++++ Material provided

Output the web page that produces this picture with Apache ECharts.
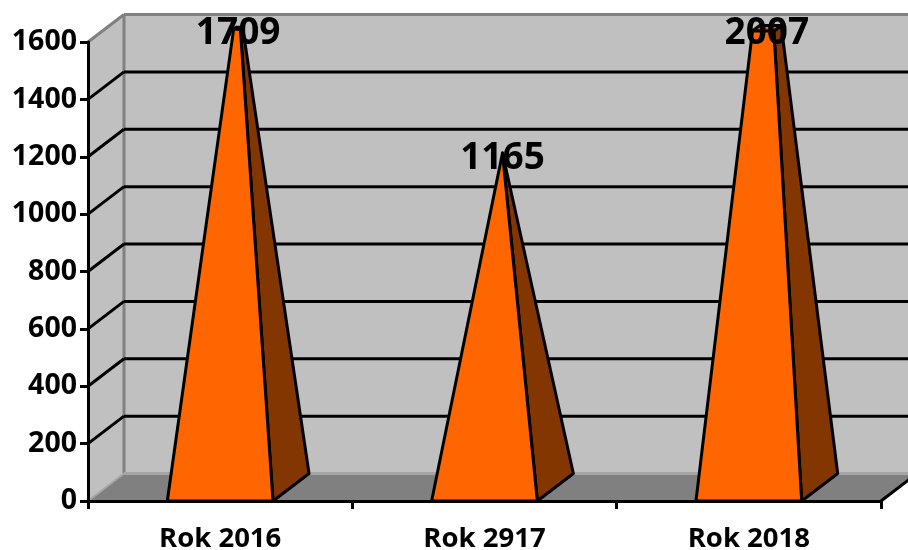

++++++++
++++ Material provided

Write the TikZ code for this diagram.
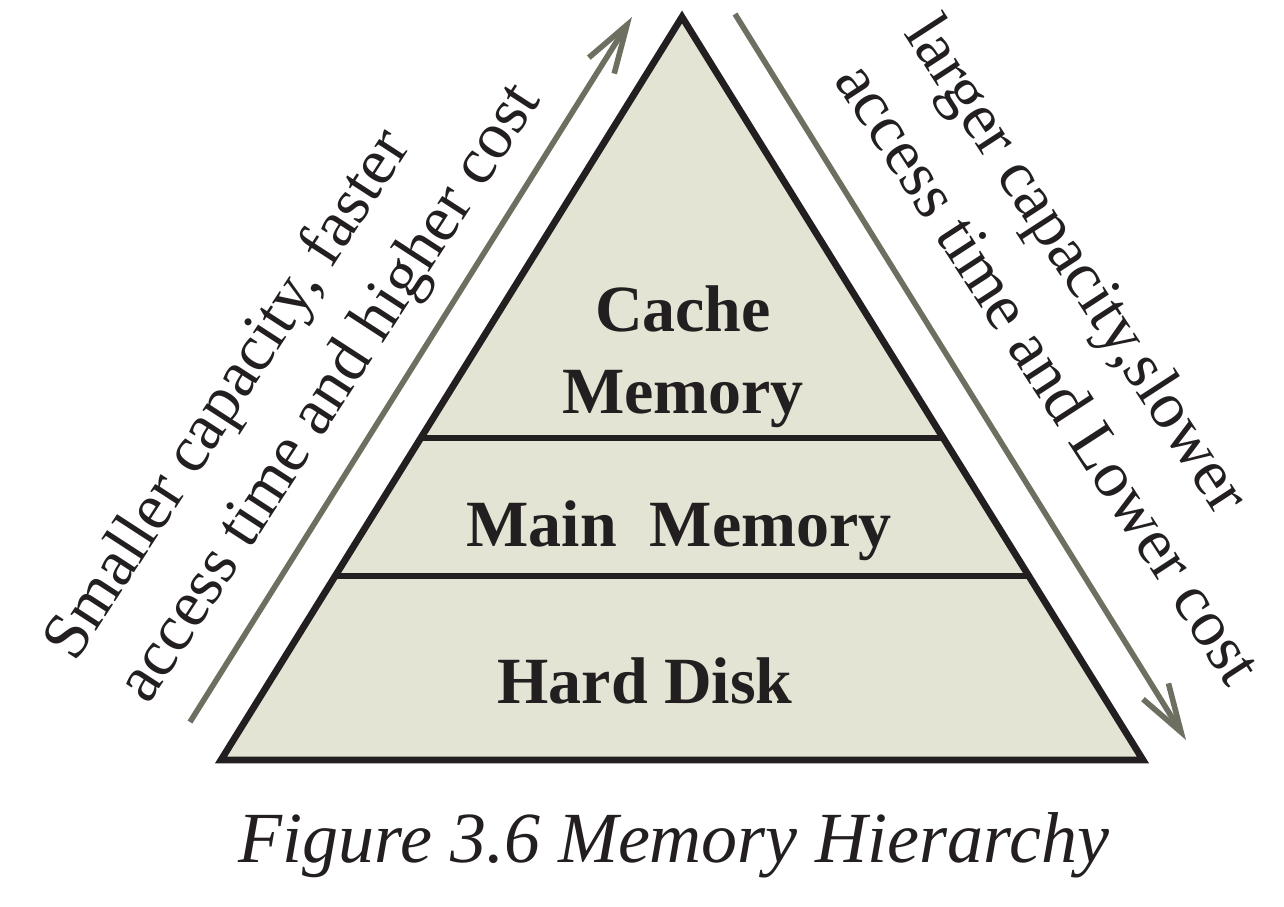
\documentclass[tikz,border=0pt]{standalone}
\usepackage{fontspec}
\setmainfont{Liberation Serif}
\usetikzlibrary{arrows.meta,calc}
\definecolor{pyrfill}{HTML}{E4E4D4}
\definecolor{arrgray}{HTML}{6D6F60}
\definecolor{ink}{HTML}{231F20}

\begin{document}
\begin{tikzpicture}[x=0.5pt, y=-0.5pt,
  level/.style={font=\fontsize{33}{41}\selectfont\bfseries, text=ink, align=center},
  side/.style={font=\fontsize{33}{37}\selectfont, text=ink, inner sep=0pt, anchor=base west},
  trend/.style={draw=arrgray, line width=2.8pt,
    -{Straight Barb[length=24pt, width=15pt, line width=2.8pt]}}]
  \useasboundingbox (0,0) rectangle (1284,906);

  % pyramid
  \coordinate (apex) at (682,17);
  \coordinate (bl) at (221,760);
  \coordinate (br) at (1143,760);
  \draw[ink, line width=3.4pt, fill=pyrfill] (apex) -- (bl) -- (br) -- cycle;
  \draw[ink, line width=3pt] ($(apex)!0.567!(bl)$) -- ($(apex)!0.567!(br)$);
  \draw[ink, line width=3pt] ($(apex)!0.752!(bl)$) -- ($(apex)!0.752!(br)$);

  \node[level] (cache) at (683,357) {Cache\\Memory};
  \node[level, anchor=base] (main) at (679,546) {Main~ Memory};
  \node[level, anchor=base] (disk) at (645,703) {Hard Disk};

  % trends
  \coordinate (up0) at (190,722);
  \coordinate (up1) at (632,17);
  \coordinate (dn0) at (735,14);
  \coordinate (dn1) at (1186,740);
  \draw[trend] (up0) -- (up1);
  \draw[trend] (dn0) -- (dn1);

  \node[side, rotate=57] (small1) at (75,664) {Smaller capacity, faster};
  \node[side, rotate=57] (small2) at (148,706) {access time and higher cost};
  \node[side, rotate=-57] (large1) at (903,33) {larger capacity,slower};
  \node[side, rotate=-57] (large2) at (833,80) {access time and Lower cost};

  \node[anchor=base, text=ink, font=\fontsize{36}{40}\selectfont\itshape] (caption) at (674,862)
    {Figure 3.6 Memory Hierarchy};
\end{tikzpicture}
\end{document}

++++++++

### Exercise goal
Copy only the lines above from the one containing "Write the TikZ code for this diagram." through the one containing "(0,0) rectangle (1284,906);", both included. Leave out the pictures.

### Complete response
Write the TikZ code for this diagram.
\documentclass[tikz,border=0pt]{standalone}
\usepackage{fontspec}
\setmainfont{Liberation Serif}
\usetikzlibrary{arrows.meta,calc}
\definecolor{pyrfill}{HTML}{E4E4D4}
\definecolor{arrgray}{HTML}{6D6F60}
\definecolor{ink}{HTML}{231F20}

\begin{document}
\begin{tikzpicture}[x=0.5pt, y=-0.5pt,
  level/.style={font=\fontsize{33}{41}\selectfont\bfseries, text=ink, align=center},
  side/.style={font=\fontsize{33}{37}\selectfont, text=ink, inner sep=0pt, anchor=base west},
  trend/.style={draw=arrgray, line width=2.8pt,
    -{Straight Barb[length=24pt, width=15pt, line width=2.8pt]}}]
  \useasboundingbox (0,0) rectangle (1284,906);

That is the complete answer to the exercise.